Originally Posted by ryder57
I have the pistons and rods for the 350. Can I use these pistons and which rods do I need. If the 305 heads bump up the compression what about some vortec heads will they be ok? I'm sorry guys I don't know much about this and I appreciate all the help.
Each and every one of us began knowing absolutely nothing about an internal combustion motor, so don't feel bad.
Let me try to help you out with some basics.....
If you're looking at a bare block from the front or rear, you can see the centerline of the main bearing bores where the crankshaft bolts into the block.
From that centerline up to the block deck where the heads bolt on is called the block deck height. On a virgin block that has never been decked or had the main bearing bore altered, that block deck height on a small block Chevy measures ~9.025". When we're choosing parts to fit into the block, we add half the stroke (the radius of the stroke), the connecting rod length (center to center) and the compression height of the piston (distance from the centerline of the wrist pin to the crown of the piston just above the top ring) to find what we call the "stack" of parts to be used in the build.
Now, we know that the stroke of a 327 crankshaft is 3.250". If we divide that figure by 2, we come up with a crankshaft radius of 1.625". If we use a Chevy 5.7" rod and a 1.675" compression height 327 piston along with a 1.625" crank radius and add these 3 values together, we will get a "stack" height of 9.000". Now, if the block deck height is 9.025" and the stack is 9.000", then we know the stack we're planning to use will work and will leave the piston 0.025" down in the bore with the piston at top dead center.
It's the same routine for any motor, just different measurements. For instance, a 350 block would be 9.025" block deck height. The stack for a 350 would be 1.740" crank radius, 5.7 rod length and 1.560" piston compression height. Adding up the 3 stack components, we find a stack height of 9.000", leaving the piston down in the bore by 0.025" with the piston at top dead center. The 0.025" figure is called piston deck height, not to be confused with block deck height.

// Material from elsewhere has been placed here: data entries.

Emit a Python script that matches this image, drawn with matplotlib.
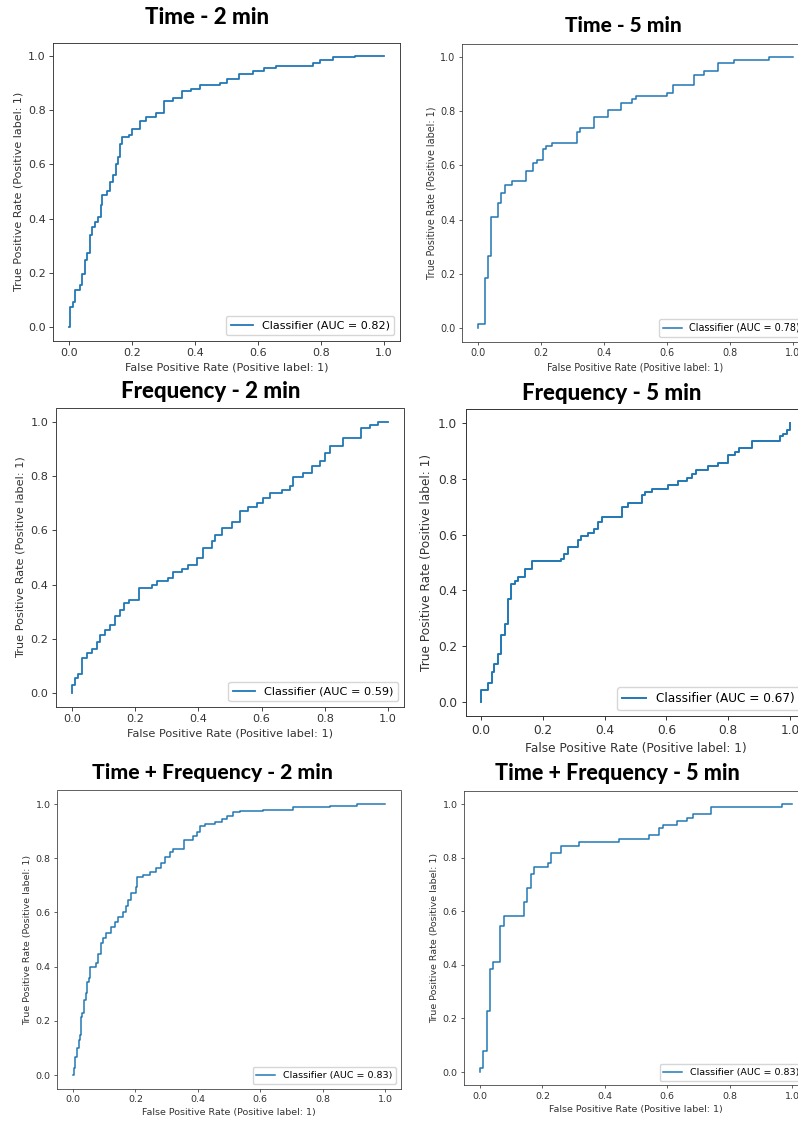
import matplotlib

matplotlib.use("Agg")
import matplotlib.pyplot as plt

W, H = 798, 1124

titulos = [
    "Time - 2 min",
    "Time - 5 min",
    "Frequency - 2 min",
    "Frequency - 5 min",
    "Time + Frequency - 2 min",
    "Time + Frequency - 5 min",
]
auc = [0.82, 0.78, 0.59, 0.67, 0.83, 0.83]

# puntos ROC: FPR donde sube la curva y TPR despues del salto
fpr_time_2 = [0, 0.004, 0.013, 0.018, 0.034, 0.042, 0.05, 0.057, 0.066, 0.074,
              0.081, 0.092, 0.1, 0.106, 0.119, 0.129, 0.14, 0.148, 0.156, 0.163,
              0.169, 0.19, 0.2, 0.225, 0.245, 0.277, 0.3, 0.33, 0.357, 0.388,
              0.415, 0.478, 0.5, 0.54, 0.584, 0.62, 0.658, 0.775, 0.796, 0.838,
              0.907, 1.0]
tpr_time_2 = [0, 0.074, 0.092, 0.135, 0.154, 0.197, 0.246, 0.275, 0.339, 0.369,
              0.388, 0.406, 0.45, 0.486, 0.502, 0.536, 0.56, 0.6, 0.628, 0.677,
              0.70, 0.71, 0.73, 0.76, 0.775, 0.79, 0.835, 0.845, 0.87, 0.88,
              0.895, 0.90, 0.915, 0.935, 0.945, 0.955, 0.965, 0.975, 0.985, 0.995,
              1.0, 1.0]

fpr_time_5 = [0, 0, 0.021, 0.032, 0.042, 0.064, 0.074, 0.087, 0.109, 0.151,
              0.173, 0.186, 0.205, 0.217, 0.236, 0.314, 0.324, 0.369, 0.413, 0.455,
              0.488, 0.5, 0.6, 0.62, 0.684, 0.717, 0.761, 0.814, 0.924, 1.0]
tpr_time_5 = [0, 0.016, 0.185, 0.265, 0.41, 0.462, 0.50, 0.528, 0.543, 0.58,
              0.608, 0.62, 0.661, 0.673, 0.684, 0.725, 0.74, 0.778, 0.805, 0.832,
              0.845, 0.857, 0.869, 0.898, 0.935, 0.949, 0.978, 0.988, 1.0, 1.0]

fpr_freq_2 = [0, 0, 0.011, 0.018, 0.032, 0.047, 0.063, 0.079, 0.089, 0.105,
              0.121, 0.135, 0.153, 0.163, 0.179, 0.211, 0.253, 0.268, 0.305, 0.321,
              0.347, 0.368, 0.395, 0.414, 0.442, 0.453, 0.474, 0.505, 0.532, 0.558,
              0.584, 0.605, 0.626, 0.663, 0.689, 0.7, 0.732, 0.758, 0.784, 0.8,
              0.816, 0.858, 0.913, 0.942, 0.968, 1.0]
tpr_freq_2 = [0, 0.03, 0.055, 0.071, 0.129, 0.148, 0.162, 0.19, 0.215, 0.234,
              0.252, 0.283, 0.307, 0.332, 0.344, 0.387, 0.40, 0.412, 0.424, 0.445,
              0.457, 0.473, 0.498, 0.535, 0.56, 0.584, 0.609, 0.633, 0.67, 0.688,
              0.70, 0.72, 0.738, 0.75, 0.763, 0.797, 0.812, 0.836, 0.855, 0.886,
              0.91, 0.941, 0.978, 0.99, 1.0, 1.0]

fpr_freq_5 = [0, 0, 0.022, 0.035, 0.043, 0.054, 0.065, 0.078, 0.088, 0.097,
              0.11, 0.121, 0.142, 0.164, 0.259, 0.27, 0.283, 0.313, 0.324, 0.345,
              0.367, 0.38, 0.391, 0.455, 0.477, 0.52, 0.531, 0.552, 0.606, 0.638,
              0.666, 0.682, 0.696, 0.736, 0.768, 0.8, 0.822, 0.836, 0.876, 0.968,
              0.978, 0.989, 1.0]
tpr_freq_5 = [0, 0.042, 0.069, 0.108, 0.135, 0.173, 0.239, 0.278, 0.37, 0.422,
              0.434, 0.45, 0.478, 0.504, 0.514, 0.532, 0.556, 0.58, 0.595, 0.607,
              0.621, 0.645, 0.663, 0.699, 0.713, 0.741, 0.753, 0.765, 0.777, 0.791,
              0.804, 0.818, 0.833, 0.845, 0.857, 0.884, 0.896, 0.91, 0.935, 0.952,
              0.962, 0.976, 1.0]

fpr_tf_2 = [0, 0.002, 0.007, 0.013, 0.018, 0.021, 0.025, 0.03, 0.034, 0.041,
            0.045, 0.051, 0.053, 0.075, 0.08, 0.091, 0.096, 0.107, 0.123, 0.134,
            0.144, 0.16, 0.169, 0.176, 0.187, 0.201, 0.205, 0.225, 0.246, 0.265,
            0.283, 0.294, 0.31, 0.321, 0.355, 0.385, 0.396, 0.406, 0.422, 0.455,
            0.476, 0.492, 0.513, 0.535, 0.61, 0.706, 0.824, 0.909, 1.0]
tpr_tf_2 = [0, 0.025, 0.068, 0.098, 0.129, 0.148, 0.215, 0.228, 0.277, 0.301,
            0.344, 0.357, 0.40, 0.412, 0.447, 0.486, 0.504, 0.523, 0.547, 0.566,
            0.584, 0.603, 0.624, 0.646, 0.67, 0.695, 0.732, 0.74, 0.75, 0.763,
            0.784, 0.803, 0.824, 0.833, 0.867, 0.882, 0.898, 0.919, 0.926, 0.935,
            0.945, 0.956, 0.969, 0.974, 0.978, 0.988, 0.994, 1.0, 1.0]

fpr_tf_5 = [0, 0, 0.009, 0.021, 0.032, 0.043, 0.064, 0.077, 0.141, 0.152,
            0.163, 0.173, 0.217, 0.227, 0.26, 0.316, 0.444, 0.543, 0.575, 0.588,
            0.631, 0.663, 0.684, 0.74, 0.968, 1.0]
tpr_tf_5 = [0, 0.015, 0.08, 0.226, 0.384, 0.411, 0.543, 0.583, 0.634, 0.686,
            0.738, 0.766, 0.779, 0.819, 0.845, 0.857, 0.87, 0.884, 0.912, 0.922,
            0.937, 0.949, 0.961, 0.988, 1.0, 1.0]

curvas = [
    (fpr_time_2, tpr_time_2),
    (fpr_time_5, tpr_time_5),
    (fpr_freq_2, tpr_freq_2),
    (fpr_freq_5, tpr_freq_5),
    (fpr_tf_2, tpr_tf_2),
    (fpr_tf_5, tpr_tf_5),
]

# collage: cada panel tiene su propia caja (px: izq, arriba, ancho, alto) y escala
cajas = [
    (53.3, 42.5, 346.5, 298.1),
    (462.3, 43.5, 346.5, 298.1),
    (56.2, 408.5, 347.6, 298.1),
    (465.6, 409.1, 339.9, 306.9),
    (57.4, 790.5, 343.2, 298.1),
    (464.4, 790.6, 343.2, 294.8),
]
escalas = [0.80, 0.69, 0.81, 0.87, 0.68, 0.68]
pos_titulos = [(207, 17), (623, 26), (211, 391), (612, 393), (212, 773), (617, 774)]
tam_titulos = [16, 15, 16, 16, 15.2, 15.5]

fig = plt.figure(figsize=(W / 100, H / 100), dpi=100)

for i in range(6):
    izq, arriba, ancho, alto = cajas[i]
    s = escalas[i]
    ax = fig.add_axes([izq / W, 1 - (arriba + alto) / H, ancho / W, alto / H])
    fpr, tpr = curvas[i]
    ax.step(fpr, tpr, where="post", color="#1f77b4", linewidth=1.6 * s,
            label=f"Classifier (AUC = {auc[i]:.2f})")
    ax.set_xticks([0, 0.2, 0.4, 0.6, 0.8, 1.0])
    ax.set_yticks([0, 0.2, 0.4, 0.6, 0.8, 1.0])
    ax.tick_params(labelsize=10 * s, length=3.5 * s, width=0.8 * s, pad=3.5 * s,
                   colors="#333333")
    for sp in ax.spines.values():
        sp.set_linewidth(0.8 * s)
        sp.set_color("#333333")
    ax.set_xlabel("False Positive Rate (Positive label: 1)", fontsize=10 * s,
                  labelpad=4 * s, color="#333333")
    ax.set_ylabel("True Positive Rate (Positive label: 1)", fontsize=10 * s,
                  labelpad=4 * s, color="#333333")
    ax.legend(loc="lower right", fontsize=10 * s)
    cx, cy = pos_titulos[i]
    fig.text(cx / W, 1 - cy / H, titulos[i], ha="center", va="center",
             fontsize=tam_titulos[i], fontweight=900, color="black",
             family=["Lato", "DejaVu Sans"])

plt.savefig("out.png", dpi=100)
plt.close()
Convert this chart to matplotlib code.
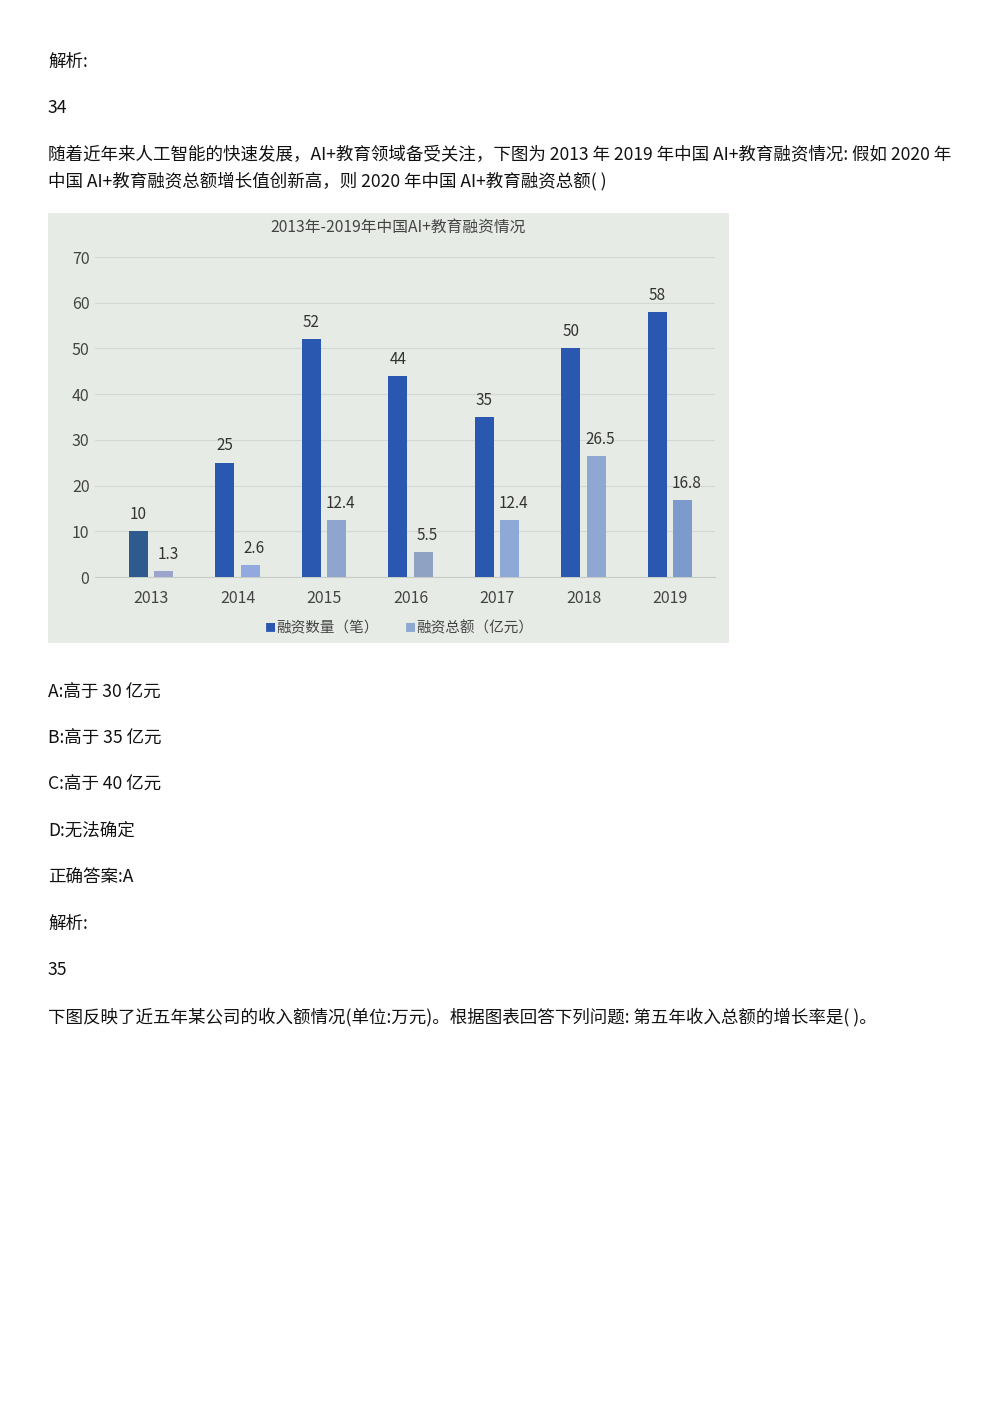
import numpy as np
import matplotlib
matplotlib.use("Agg")
import matplotlib.pyplot as plt
from matplotlib.patches import Rectangle

plt.rcParams['font.family'] = ['Noto Sans CJK SC', 'DejaVu Sans']

years = ["2013", "2014", "2015", "2016", "2017", "2018", "2019"]
deal_count = [10, 25, 52, 44, 35, 50, 58]
deal_amount = [1.3, 2.6, 12.4, 5.5, 12.4, 26.5, 16.8]
count_labels = ["10", "25", "52", "44", "35", "50", "58"]
amount_labels = ["1.3", "2.6", "12.4", "5.5", "12.4", "26.5", "16.8"]
yticks = [0, 10, 20, 30, 40, 50, 60, 70]

chart_title = "2013年-2019年中国AI+教育融资情况"
legend_names = ["融资数量（笔）", "融资总额（亿元）"]

text_top = [
    (62, "解析:"),
    (108, "34"),
    (155, "随着近年来人工智能的快速发展，AI+教育领域备受关注，下图为 2013 年 2019 年中国 AI+教育融资情况: 假如 2020 年"),
    (181, "中国 AI+教育融资总额增长值创新高，则 2020 年中国 AI+教育融资总额( )"),
]
text_bottom = [
    (693, "A:高于 30 亿元"),
    (739, "B:高于 35 亿元"),
    (785, "C:高于 40 亿元"),
    (831, "D:无法确定"),
    (878, "正确答案:A"),
    (924, "解析:"),
    (970, "35"),
    (1017, "下图反映了近五年某公司的收入额情况(单位:万元)。根据图表回答下列问题: 第五年收入总额的增长率是( )。"),
]

W, H = 1000, 1414
fig = plt.figure(figsize=(W / 100, H / 100), dpi=100)
fig.patch.set_facecolor("white")

def fy(py):
    return 1 - py / H

for py, s in text_top + text_bottom:
    fig.text(48 / W, fy(py), s, fontsize=12.6, va="center", ha="left", color="#111111")

# photo background of the chart
fig.patches.append(Rectangle((48 / W, fy(643)), (729 - 48) / W, (643 - 213) / H,
                             transform=fig.transFigure, facecolor="#e7ebe5",
                             edgecolor="none", zorder=-1))

ax = fig.add_axes([95 / W, fy(577), 620 / W, (577 - 257) / H])
ax.set_facecolor("none")
x = np.arange(len(years))
bw = 0.22
off = 0.145
dark = ["#2e5a8e"] + ["#2a57b0"] * 6
light = ["#9aa4cc", "#92a9e0", "#8ea6cf", "#8fa2c4", "#8ea9d6", "#8ea8d2", "#7c9acb"]
ax.bar(x - off, deal_count, bw, color=dark, zorder=3)
ax.bar(x + off, deal_amount, bw, color=light, zorder=3)

for i in range(len(years)):
    ax.annotate(count_labels[i], (x[i] - off, deal_count[i]), xytext=(0, 6),
                textcoords="offset points", ha="center", va="bottom",
                fontsize=11, color="#333333")
    ax.annotate(amount_labels[i], (x[i] + off + 0.05, deal_amount[i]), xytext=(0, 6),
                textcoords="offset points", ha="center", va="bottom",
                fontsize=11, color="#333333")

ax.set_xlim(-0.647, 6.52)
ax.set_ylim(0, 70)
ax.set_yticks(yticks)
ax.set_yticklabels([str(v) for v in yticks], fontsize=11.5, color="#444444")
ax.set_xticks(x)
ax.set_xticklabels(years, fontsize=11.5, color="#444444")
ax.tick_params(axis="y", length=0, pad=4)
ax.tick_params(axis="x", length=0, pad=9)
ax.grid(axis="y", color="#d4d8d2", linewidth=0.8, zorder=0)
for s in ["top", "right", "left"]:
    ax.spines[s].set_visible(False)
ax.spines["bottom"].set_color("#c8ccc6")

fig.text(398 / W, fy(227), chart_title, fontsize=11.3, ha="center", va="center", color="#444444")

# legend row
fig.text(270 / W, fy(628), "■", fontsize=8, ha="center", va="center", color=dark[1])
fig.text(276 / W, fy(628), legend_names[0], fontsize=10.5, ha="left", va="center", color="#444444")
fig.text(410 / W, fy(628), "■", fontsize=8, ha="center", va="center", color=light[5])
fig.text(416 / W, fy(628), legend_names[1], fontsize=10.5, ha="left", va="center", color="#444444")

fig.savefig("out.png", dpi=100)
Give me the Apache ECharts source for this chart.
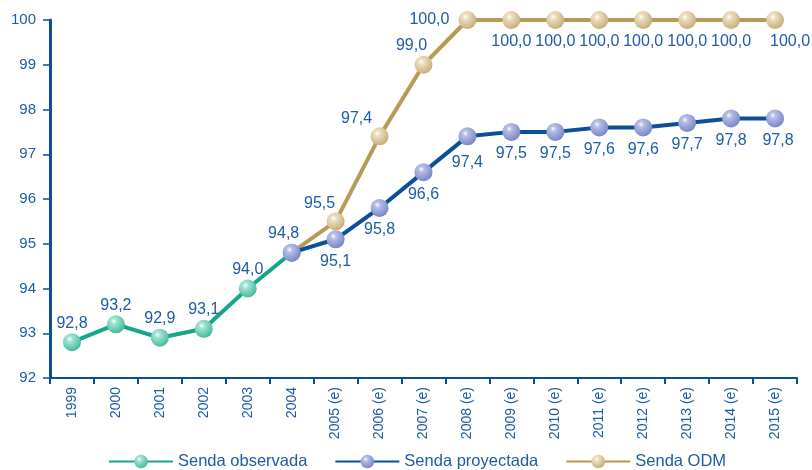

Same 350, but with a "rebuilder" piston that uses a compression height of 1.540" instead of 1.560" The pistons are made shorter on the compression height to allow the shop to cut the block decks by 0.020" to freshen up the decks if they are a little warped or if you want to equalize all four corners of the block deck with the centerline of the main bearing bore. This would leave us with a block deck height of 9.005" and a stack of 8.980", keeping the 0.025" piston deck height (piston down in the hole by 0.025" with the piston at top dead center.)